*** Stored data

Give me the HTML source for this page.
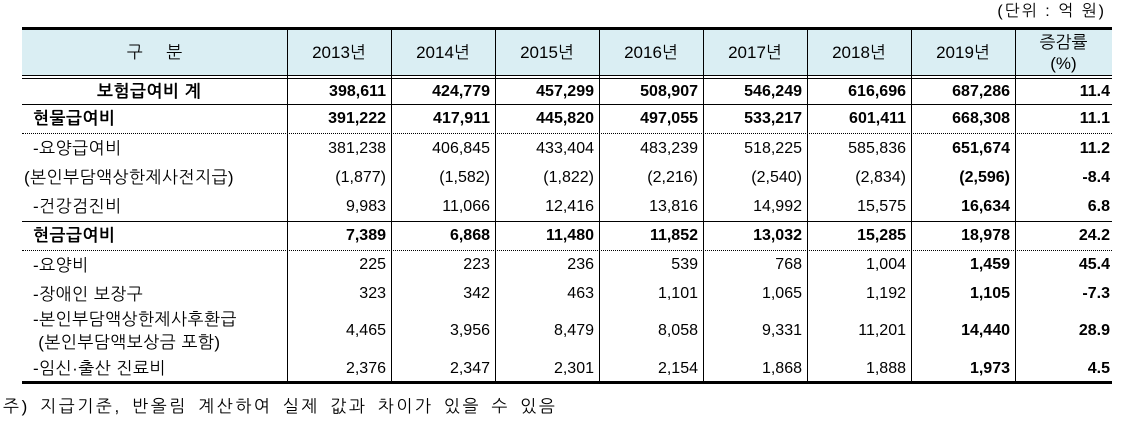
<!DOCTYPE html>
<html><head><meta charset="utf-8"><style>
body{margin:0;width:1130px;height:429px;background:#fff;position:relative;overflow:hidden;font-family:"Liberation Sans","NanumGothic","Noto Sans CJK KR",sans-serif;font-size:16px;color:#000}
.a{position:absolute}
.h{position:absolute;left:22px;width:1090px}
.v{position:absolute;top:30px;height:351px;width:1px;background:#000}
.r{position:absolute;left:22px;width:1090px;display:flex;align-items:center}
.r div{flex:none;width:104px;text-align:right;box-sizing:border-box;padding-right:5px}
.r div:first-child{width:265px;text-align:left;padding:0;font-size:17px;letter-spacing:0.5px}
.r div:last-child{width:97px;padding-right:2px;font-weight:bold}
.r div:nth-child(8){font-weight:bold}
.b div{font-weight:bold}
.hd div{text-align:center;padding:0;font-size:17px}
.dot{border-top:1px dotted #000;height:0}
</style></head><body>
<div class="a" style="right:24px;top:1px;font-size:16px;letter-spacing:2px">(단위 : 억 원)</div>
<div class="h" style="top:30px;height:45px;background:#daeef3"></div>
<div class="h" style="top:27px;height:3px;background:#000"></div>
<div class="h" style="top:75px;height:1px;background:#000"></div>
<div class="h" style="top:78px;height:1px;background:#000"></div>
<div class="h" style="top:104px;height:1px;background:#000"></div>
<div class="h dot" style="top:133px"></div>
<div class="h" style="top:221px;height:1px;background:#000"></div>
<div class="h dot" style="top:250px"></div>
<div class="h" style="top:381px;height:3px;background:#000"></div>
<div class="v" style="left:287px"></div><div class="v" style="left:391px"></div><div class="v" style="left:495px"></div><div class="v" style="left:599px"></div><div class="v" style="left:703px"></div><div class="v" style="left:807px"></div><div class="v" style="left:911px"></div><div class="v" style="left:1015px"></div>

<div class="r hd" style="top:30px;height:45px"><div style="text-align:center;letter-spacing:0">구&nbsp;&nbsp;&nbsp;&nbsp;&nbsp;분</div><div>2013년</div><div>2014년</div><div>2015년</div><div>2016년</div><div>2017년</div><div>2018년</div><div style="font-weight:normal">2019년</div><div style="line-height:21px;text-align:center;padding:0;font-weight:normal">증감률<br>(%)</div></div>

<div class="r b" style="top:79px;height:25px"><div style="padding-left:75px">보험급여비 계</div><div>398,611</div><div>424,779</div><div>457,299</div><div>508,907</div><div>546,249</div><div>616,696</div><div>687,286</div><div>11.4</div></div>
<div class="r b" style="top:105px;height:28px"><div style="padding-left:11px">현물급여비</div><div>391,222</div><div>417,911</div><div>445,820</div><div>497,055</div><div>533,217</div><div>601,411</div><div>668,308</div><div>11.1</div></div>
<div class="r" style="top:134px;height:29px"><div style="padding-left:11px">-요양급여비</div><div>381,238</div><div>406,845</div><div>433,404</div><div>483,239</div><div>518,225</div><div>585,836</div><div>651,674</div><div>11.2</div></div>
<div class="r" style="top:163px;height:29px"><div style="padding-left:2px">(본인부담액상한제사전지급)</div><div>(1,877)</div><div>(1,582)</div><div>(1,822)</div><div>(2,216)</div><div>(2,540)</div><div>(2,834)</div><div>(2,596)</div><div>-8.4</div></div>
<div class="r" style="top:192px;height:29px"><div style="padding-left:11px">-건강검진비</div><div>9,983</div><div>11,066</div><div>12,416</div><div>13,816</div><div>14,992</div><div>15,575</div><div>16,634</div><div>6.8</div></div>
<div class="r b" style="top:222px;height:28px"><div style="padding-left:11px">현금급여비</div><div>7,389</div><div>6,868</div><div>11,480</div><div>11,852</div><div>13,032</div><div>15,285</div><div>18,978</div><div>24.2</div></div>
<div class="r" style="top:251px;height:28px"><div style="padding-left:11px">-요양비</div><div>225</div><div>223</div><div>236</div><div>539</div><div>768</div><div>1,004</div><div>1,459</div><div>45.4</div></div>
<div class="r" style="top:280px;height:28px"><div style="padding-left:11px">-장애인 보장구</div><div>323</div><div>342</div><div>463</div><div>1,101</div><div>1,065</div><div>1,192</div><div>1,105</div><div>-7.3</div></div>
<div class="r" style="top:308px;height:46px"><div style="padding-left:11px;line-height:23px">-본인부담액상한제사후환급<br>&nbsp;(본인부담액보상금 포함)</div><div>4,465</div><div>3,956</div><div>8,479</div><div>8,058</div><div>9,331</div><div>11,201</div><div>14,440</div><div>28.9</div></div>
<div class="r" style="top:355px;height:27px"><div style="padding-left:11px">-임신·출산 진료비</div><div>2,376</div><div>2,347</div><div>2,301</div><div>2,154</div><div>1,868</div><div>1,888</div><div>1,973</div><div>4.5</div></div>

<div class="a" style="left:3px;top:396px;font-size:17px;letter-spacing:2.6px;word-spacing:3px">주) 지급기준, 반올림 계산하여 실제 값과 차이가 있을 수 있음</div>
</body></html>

******

**What to do**
Copy out each line word for word, please, skipping the images.

**Worked answer**
Give me the HTML source for this page.
<!DOCTYPE html>
<html><head><meta charset="utf-8"><style>
body{margin:0;width:1130px;height:429px;background:#fff;position:relative;overflow:hidden;font-family:"Liberation Sans","NanumGothic","Noto Sans CJK KR",sans-serif;font-size:16px;color:#000}
.a{position:absolute}
.h{position:absolute;left:22px;width:1090px}
.v{position:absolute;top:30px;height:351px;width:1px;background:#000}
.r{position:absolute;left:22px;width:1090px;display:flex;align-items:center}
.r div{flex:none;width:104px;text-align:right;box-sizing:border-box;padding-right:5px}
.r div:first-child{width:265px;text-align:left;padding:0;font-size:17px;letter-spacing:0.5px}
.r div:last-child{width:97px;padding-right:2px;font-weight:bold}
.r div:nth-child(8){font-weight:bold}
.b div{font-weight:bold}
.hd div{text-align:center;padding:0;font-size:17px}
.dot{border-top:1px dotted #000;height:0}
</style></head><body>
<div class="a" style="right:24px;top:1px;font-size:16px;letter-spacing:2px">(단위 : 억 원)</div>
<div class="h" style="top:30px;height:45px;background:#daeef3"></div>
<div class="h" style="top:27px;height:3px;background:#000"></div>
<div class="h" style="top:75px;height:1px;background:#000"></div>
<div class="h" style="top:78px;height:1px;background:#000"></div>
<div class="h" style="top:104px;height:1px;background:#000"></div>
<div class="h dot" style="top:133px"></div>
<div class="h" style="top:221px;height:1px;background:#000"></div>
<div class="h dot" style="top:250px"></div>
<div class="h" style="top:381px;height:3px;background:#000"></div>
<div class="v" style="left:287px"></div><div class="v" style="left:391px"></div><div class="v" style="left:495px"></div><div class="v" style="left:599px"></div><div class="v" style="left:703px"></div><div class="v" style="left:807px"></div><div class="v" style="left:911px"></div><div class="v" style="left:1015px"></div>

<div class="r hd" style="top:30px;height:45px"><div style="text-align:center;letter-spacing:0">구&nbsp;&nbsp;&nbsp;&nbsp;&nbsp;분</div><div>2013년</div><div>2014년</div><div>2015년</div><div>2016년</div><div>2017년</div><div>2018년</div><div style="font-weight:normal">2019년</div><div style="line-height:21px;text-align:center;padding:0;font-weight:normal">증감률<br>(%)</div></div>

<div class="r b" style="top:79px;height:25px"><div style="padding-left:75px">보험급여비 계</div><div>398,611</div><div>424,779</div><div>457,299</div><div>508,907</div><div>546,249</div><div>616,696</div><div>687,286</div><div>11.4</div></div>
<div class="r b" style="top:105px;height:28px"><div style="padding-left:11px">현물급여비</div><div>391,222</div><div>417,911</div><div>445,820</div><div>497,055</div><div>533,217</div><div>601,411</div><div>668,308</div><div>11.1</div></div>
<div class="r" style="top:134px;height:29px"><div style="padding-left:11px">-요양급여비</div><div>381,238</div><div>406,845</div><div>433,404</div><div>483,239</div><div>518,225</div><div>585,836</div><div>651,674</div><div>11.2</div></div>
<div class="r" style="top:163px;height:29px"><div style="padding-left:2px">(본인부담액상한제사전지급)</div><div>(1,877)</div><div>(1,582)</div><div>(1,822)</div><div>(2,216)</div><div>(2,540)</div><div>(2,834)</div><div>(2,596)</div><div>-8.4</div></div>
<div class="r" style="top:192px;height:29px"><div style="padding-left:11px">-건강검진비</div><div>9,983</div><div>11,066</div><div>12,416</div><div>13,816</div><div>14,992</div><div>15,575</div><div>16,634</div><div>6.8</div></div>
<div class="r b" style="top:222px;height:28px"><div style="padding-left:11px">현금급여비</div><div>7,389</div><div>6,868</div><div>11,480</div><div>11,852</div><div>13,032</div><div>15,285</div><div>18,978</div><div>24.2</div></div>
<div class="r" style="top:251px;height:28px"><div style="padding-left:11px">-요양비</div><div>225</div><div>223</div><div>236</div><div>539</div><div>768</div><div>1,004</div><div>1,459</div><div>45.4</div></div>
<div class="r" style="top:280px;height:28px"><div style="padding-left:11px">-장애인 보장구</div><div>323</div><div>342</div><div>463</div><div>1,101</div><div>1,065</div><div>1,192</div><div>1,105</div><div>-7.3</div></div>
<div class="r" style="top:308px;height:46px"><div style="padding-left:11px;line-height:23px">-본인부담액상한제사후환급<br>&nbsp;(본인부담액보상금 포함)</div><div>4,465</div><div>3,956</div><div>8,479</div><div>8,058</div><div>9,331</div><div>11,201</div><div>14,440</div><div>28.9</div></div>
<div class="r" style="top:355px;height:27px"><div style="padding-left:11px">-임신·출산 진료비</div><div>2,376</div><div>2,347</div><div>2,301</div><div>2,154</div><div>1,868</div><div>1,888</div><div>1,973</div><div>4.5</div></div>

<div class="a" style="left:3px;top:396px;font-size:17px;letter-spacing:2.6px;word-spacing:3px">주) 지급기준, 반올림 계산하여 실제 값과 차이가 있을 수 있음</div>
</body></html>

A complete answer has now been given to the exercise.